Cleaning a pan with a torch?

About 12 years ago, we were given a silicone baking mat (a “silpat” brand) as a gift. It came with an expanded aluminum tray to set it on when using it for baking.

Years have come and gone, and the silpat has seen better days. It’s brown and grungy now, as years of accumulated grease have finally gotten the better of it. I am going to replace the mat, but finding a replacement tray is proving harder. The only thing really wrong with the tray is the browning that happens over time as it takes on oils and they polymerize on the surface. I have tried scrubbing it but it is a lot of very slow work and it’s frustrating.

So I got to thinking about how ovens use a self-cleaning cycle by basically heating up to very high temps and turning all contaminants to ash. Would it be possible to do the same thing to this pan, using a propane torch? Or am I going to end up making this thing look even uglier than it does now?

You can put the pan into your oven and put it on self clean. Two birds, one self cleaning cycle.

I’ve cleaned burned on gunk with a wire wheel / drill combination when scrubbing didn’t work. Still hard work, but it got the stuff off.

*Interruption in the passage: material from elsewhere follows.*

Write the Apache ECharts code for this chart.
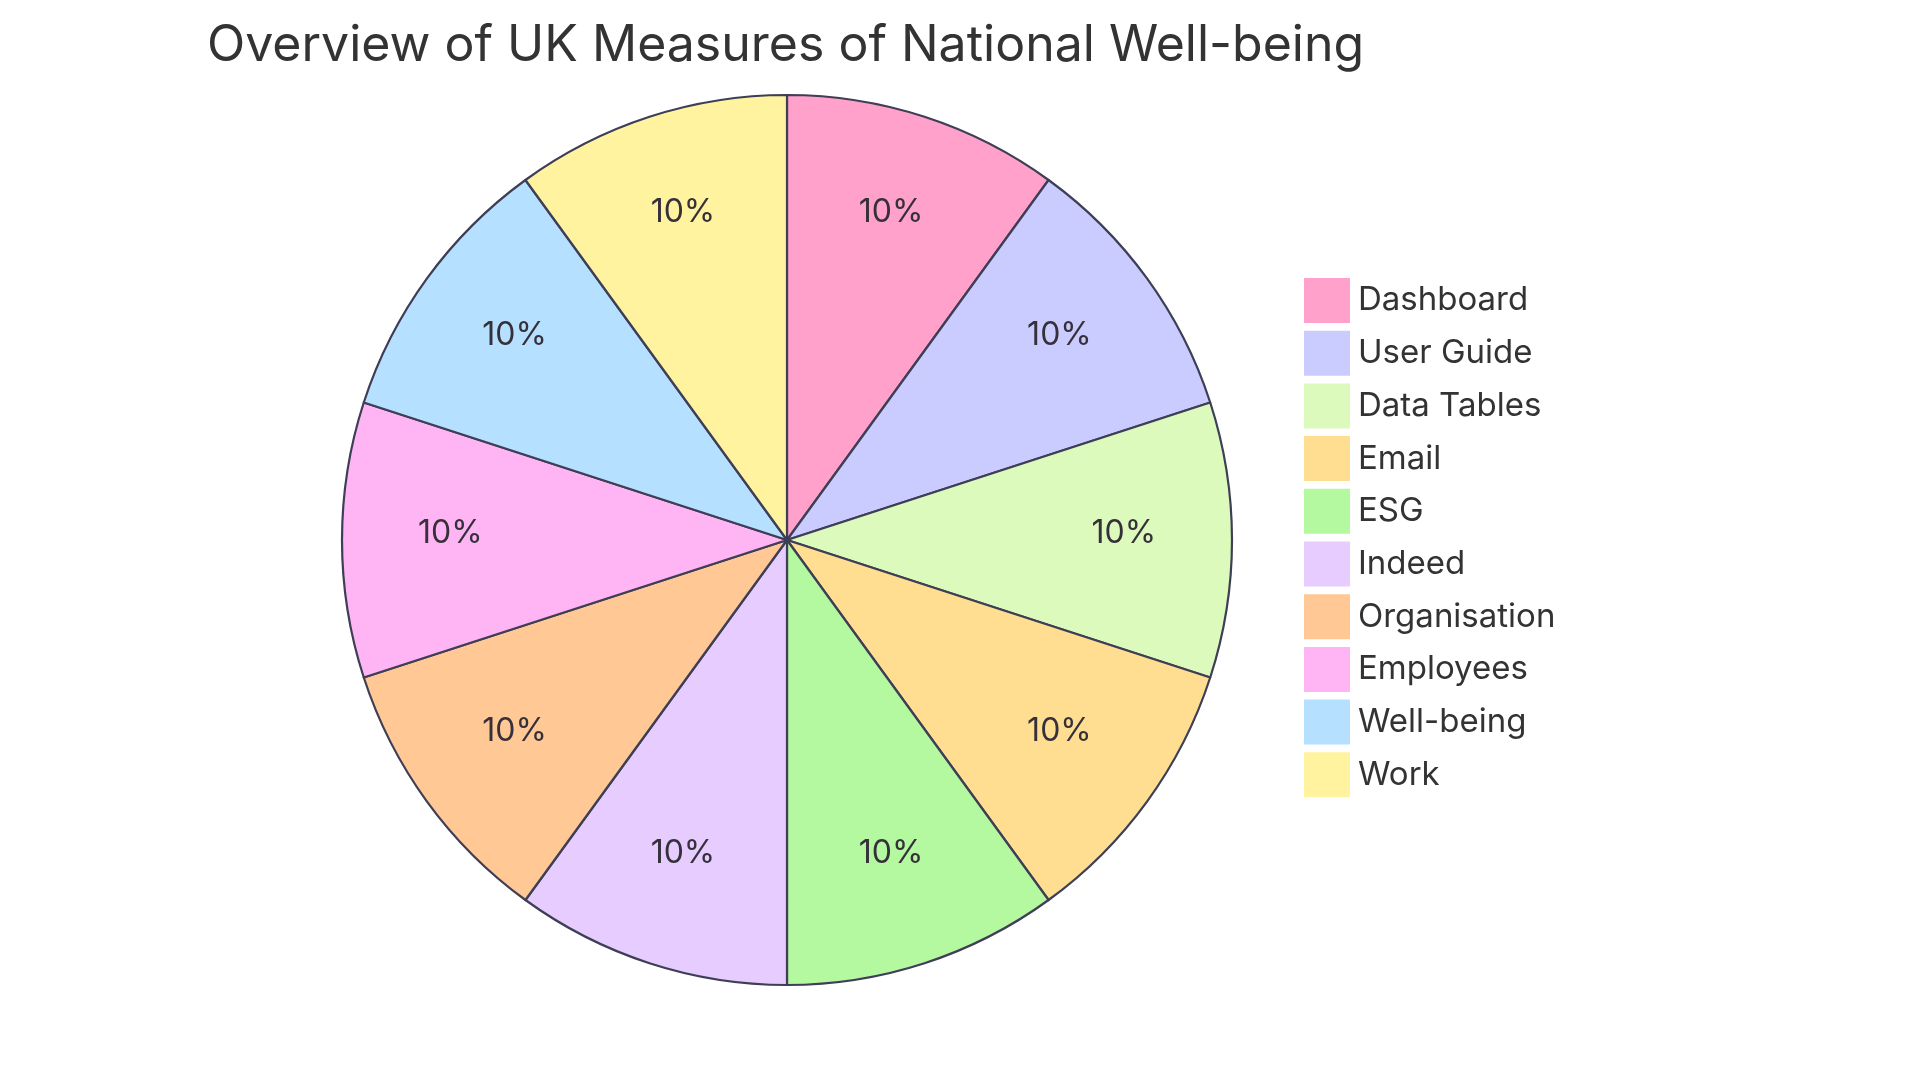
<!DOCTYPE html>
<html>
<head>
<meta charset="utf-8">
<script src="https://cdn.jsdelivr.net/npm/echarts@6/dist/echarts.min.js"></script>
<style>html,body{margin:0;padding:0;background:#fff;}#c{width:1920px;height:1080px;}</style>
</head>
<body>
<div id="c"></div>
<script>
const titleText = 'Overview of UK Measures of National Well-being';
const categories = ['Dashboard','User Guide','Data Tables','Email','ESG','Indeed','Organisation','Employees','Well-being','Work'];
const values = [10,10,10,10,10,10,10,10,10,10];
const colors = ['#FFA1CB','#CACBFF','#DBFABB','#FFDE92','#B4F8A0','#E6CCFF','#FFC894','#FFB5F4','#B6E0FF','#FFF3A0'];

const data = categories.map((n,i)=>({name:n,value:values[i],itemStyle:{color:colors[i]}}));
const R = 445;
const chart = echarts.init(document.getElementById('c'));
chart.setOption({
  animation:false,
  title:{text:titleText,left:202,top:16,textStyle:{fontFamily:'Inter',fontWeight:400,fontSize:50,color:'#333333'}},
  legend:{orient:'vertical',left:1299,top:273,itemWidth:46,itemHeight:45,itemGap:7.7,icon:'rect',
    itemStyle:{borderWidth:0},
    textStyle:{fontFamily:'Inter',fontSize:33,lineHeight:40,color:'#333333',padding:[0,0,0,3]},
    data:categories},
  series:[
    {type:'pie',center:[787,540],radius:[0,R],startAngle:90,clockwise:true,
     label:{show:false},labelLine:{show:false},
     itemStyle:{borderColor:'#3e3e56',borderWidth:2.2},
     data:data},
    {type:'pie',center:[787,540],radius:[0.5*R,R],startAngle:90,clockwise:true,silent:true,
     legendHoverLink:false,
     itemStyle:{color:'rgba(0,0,0,0)',borderWidth:0},
     label:{show:true,position:'inside',fontFamily:'Inter',fontSize:32,color:'#35303a',offset:[0,-7],
       formatter:p=>Math.round(p.percent)+'%'},
     labelLine:{show:false},
     data:categories.map((n,i)=>({name:n+' ',value:values[i]}))}
  ]
});
</script>
</body>
</html>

My new oven has a low-temp self cleaning cycle that uses water and heat to make the gunk come off easier. It dies not have a blast furnace one, unfortunately.

I’ve found a number of sites that say aluminum will discolor and/or warp when run through a self cleaning cycle. Most are just blogs and stuff. The most authoritative I’ve found is this one from GE: Parts that Can be Cleaned in the Self-Clean Oven

Also, how would you set the pan in oven? Oven racks are not supposed to be run through self-clean because the shiny coating will be ruined.

Back when my scout troop did pancake breakfasts, the sausage-and-gravy pan got so gunked up that the only way to clean it was to burn it out.

Or maybe there were other ways that would have worked, too, but we were just looking for an excuse to burn stuff.

The point is, it worked.

The Final word.

I’ve been using a propane torch to sear meat after sous vide cooking. Since I put the meat on my grill (turned off) for searing, I first need to clean the grates and the torch does a very nice job of that.

Are the grates aluminum?

You used a torch? Or just put it in the fire? Or?

Poured in some accelerant and lit a match, IIRC. But there were lots of bigger pyromaniacs in my troop than I, so it wasn’t me doing it.

No.

Dishwashers hate this one simple trick: Leave the pan outside in direct sun for a day or so. Then bring it in and scrub it.

Seriously, I laughed at my wife when she suggested it, but I was eating my words later (off the cleaned pan). There was a lot of burnt-on carbon stuff that came right off.

Hmmm…it’s October in Michigan. “Direct Sunlight” is something I won’t likely see for about 10 more months unless I take a trip somewhere. And that pan won’t easily fit in my carry-on :wink:

Leave it ugly-but-well-scrubbed, and call it a day.

Brillo pads, dude, Brillo pads. If that doesn’t relieve your pan of gunk, nothing will.

And Brillo pads (or their equivalent) can be attached to an orbital sander, to reduce your scrubbing effort.

Hey, Tim, that’s a good idea. I am gonna try that.

What a great idea, Tim, thanks! I have a palm sander, but it should work better as its contact surface is vlos6e to Brillo pad size.

Aluminum melts at 1221 degrees F, an air-only propane torch has a peak temperature above 3500 degrees F. I used to melt aluminum with a Bunsen burner just for the fun of pouring molten metal.